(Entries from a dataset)
════
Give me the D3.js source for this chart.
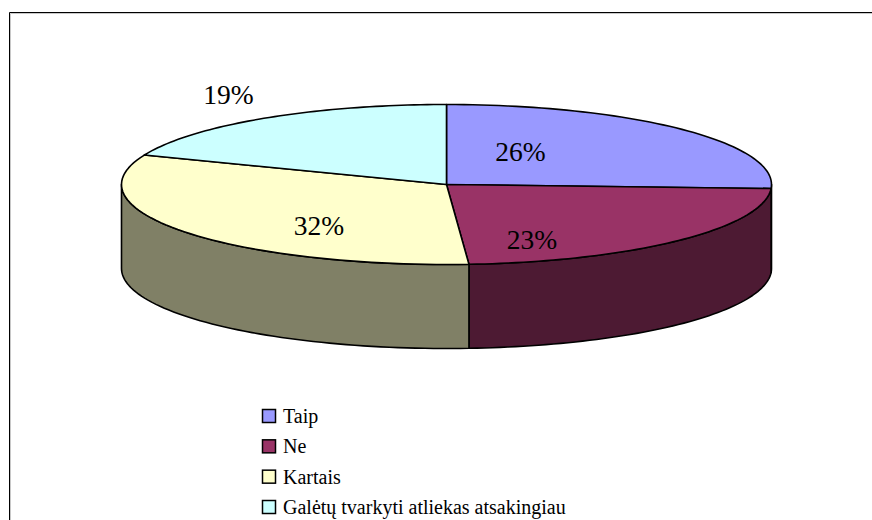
<!DOCTYPE html>
<html><head><meta charset="utf-8">
<script src="https://cdnjs.cloudflare.com/ajax/libs/d3/7.8.5/d3.min.js"></script>
<style>html,body{margin:0;padding:0;background:#fff}svg{display:block}text{font-family:"Liberation Serif",serif;fill:#000}</style>
</head><body><svg id="c" width="872" height="520"></svg>
<script>
const categories = ["Taip","Ne","Kartais","Galėtų tvarkyti atliekas atsakingiau"];
const values = [25.8,23.1,32.1,19];
const labels = ["26%","23%","32%","19%"];
const topColors = ["#9999ff","#993366","#ffffcc","#ccffff"];
const sideColors = ["#4d4d80","#4d1a33","#808066","#668080"];

const svg = d3.select("#c");
svg.append("path").attr("d","M10.5,520V13.5H872").attr("fill","none").attr("stroke","#c8c8c8");
svg.append("path").attr("d","M9.5,520V12.5H872").attr("fill","none").attr("stroke","#000");

const cx=446.5, cy=184.5, rx=325, ry=80, depth=84;
const pie = d3.pie().sort(null).value(d=>d).startAngle(0).endAngle(2*Math.PI);
const arcs = pie(values);
const px = a => cx + rx*Math.sin(a);
const py = a => cy - ry*Math.cos(a);
const steps = (a,b)=>d3.range(0,61).map(i=>a+(b-a)*i/60);
const g = svg.append("g").attr("stroke","#000").attr("stroke-width",1.6).attr("stroke-linejoin","round");

arcs.forEach((d,i)=>{
  const a=Math.max(d.startAngle,Math.PI/2), b=Math.min(d.endAngle,3*Math.PI/2);
  if(b<=a) return;
  const pts=steps(a,b);
  const top=pts.map(t=>[px(t),py(t)]);
  const bot=pts.slice().reverse().map(t=>[px(t),py(t)+depth]);
  g.append("path").attr("d",d3.line()(top.concat(bot))+"Z").attr("fill",sideColors[i]);
});
arcs.forEach((d,i)=>{
  const pts=steps(d.startAngle,d.endAngle).map(t=>[px(t),py(t)]);
  g.append("path").attr("d",d3.line()([[cx,cy],...pts])+"Z").attr("fill",topColors[i]);
});

const labelPos=[[520.5,152],[532,240],[319,226],[228.5,95]];
svg.selectAll("text.lab").data(labels).join("text").attr("class","lab")
  .attr("x",(d,i)=>labelPos[i][0]).attr("y",(d,i)=>labelPos[i][1]+9)
  .attr("text-anchor","middle").attr("font-size",27.5).text(d=>d);

const ly=d3.scalePoint().domain(categories).range([416,507]);
const lg=svg.selectAll("g.leg").data(categories).join("g").attr("class","leg")
  .attr("transform",d=>`translate(262.5,${ly(d)})`);
lg.append("rect").attr("x",0).attr("y",-6.5).attr("width",13).attr("height",13)
  .attr("fill",(d,i)=>topColors[i]).attr("stroke","#000").attr("stroke-width",1.5);
lg.append("text").attr("x",20.5).attr("y",7).attr("font-size",20).text(d=>d);
</script></body></html>
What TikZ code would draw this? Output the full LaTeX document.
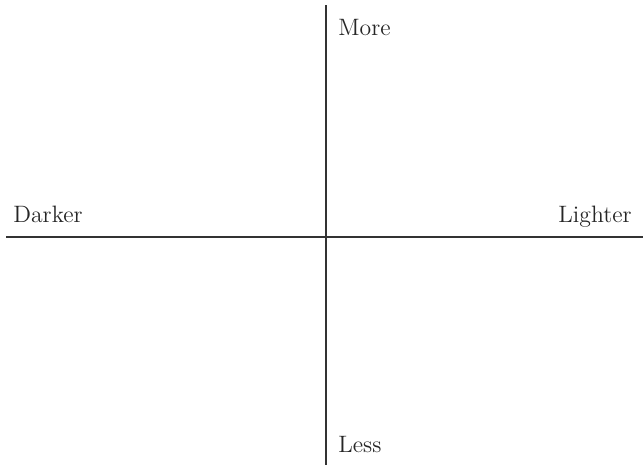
════
CHALLENGE
Copy out all the entries exactly. Images stay out of the copy.

FINAL RESULT
Give me the D3.js source for this chart.
<!DOCTYPE html>
<html><head><meta charset="utf-8">
<script src="https://cdnjs.cloudflare.com/ajax/libs/d3/7.8.5/d3.min.js"></script>
<style>html,body{margin:0;padding:0;background:#fff}svg{display:block}text{font-family:"Liberation Serif",serif;fill:#000}</style>
</head><body><svg id="c" width="872" height="520"></svg>
<script>
const categories = ["Taip","Ne","Kartais","Galėtų tvarkyti atliekas atsakingiau"];
const values = [25.8,23.1,32.1,19];
const labels = ["26%","23%","32%","19%"];
const topColors = ["#9999ff","#993366","#ffffcc","#ccffff"];
const sideColors = ["#4d4d80","#4d1a33","#808066","#668080"];

const svg = d3.select("#c");
svg.append("path").attr("d","M10.5,520V13.5H872").attr("fill","none").attr("stroke","#c8c8c8");
svg.append("path").attr("d","M9.5,520V12.5H872").attr("fill","none").attr("stroke","#000");

const cx=446.5, cy=184.5, rx=325, ry=80, depth=84;
const pie = d3.pie().sort(null).value(d=>d).startAngle(0).endAngle(2*Math.PI);
const arcs = pie(values);
const px = a => cx + rx*Math.sin(a);
const py = a => cy - ry*Math.cos(a);
const steps = (a,b)=>d3.range(0,61).map(i=>a+(b-a)*i/60);
const g = svg.append("g").attr("stroke","#000").attr("stroke-width",1.6).attr("stroke-linejoin","round");

arcs.forEach((d,i)=>{
  const a=Math.max(d.startAngle,Math.PI/2), b=Math.min(d.endAngle,3*Math.PI/2);
  if(b<=a) return;
  const pts=steps(a,b);
  const top=pts.map(t=>[px(t),py(t)]);
  const bot=pts.slice().reverse().map(t=>[px(t),py(t)+depth]);
  g.append("path").attr("d",d3.line()(top.concat(bot))+"Z").attr("fill",sideColors[i]);
});
arcs.forEach((d,i)=>{
  const pts=steps(d.startAngle,d.endAngle).map(t=>[px(t),py(t)]);
  g.append("path").attr("d",d3.line()([[cx,cy],...pts])+"Z").attr("fill",topColors[i]);
});

const labelPos=[[520.5,152],[532,240],[319,226],[228.5,95]];
svg.selectAll("text.lab").data(labels).join("text").attr("class","lab")
  .attr("x",(d,i)=>labelPos[i][0]).attr("y",(d,i)=>labelPos[i][1]+9)
  .attr("text-anchor","middle").attr("font-size",27.5).text(d=>d);

const ly=d3.scalePoint().domain(categories).range([416,507]);
const lg=svg.selectAll("g.leg").data(categories).join("g").attr("class","leg")
  .attr("transform",d=>`translate(262.5,${ly(d)})`);
lg.append("rect").attr("x",0).attr("y",-6.5).attr("width",13).attr("height",13)
  .attr("fill",(d,i)=>topColors[i]).attr("stroke","#000").attr("stroke-width",1.5);
lg.append("text").attr("x",20.5).attr("y",7).attr("font-size",20).text(d=>d);
</script></body></html>
What TikZ code would draw this? Output the full LaTeX document.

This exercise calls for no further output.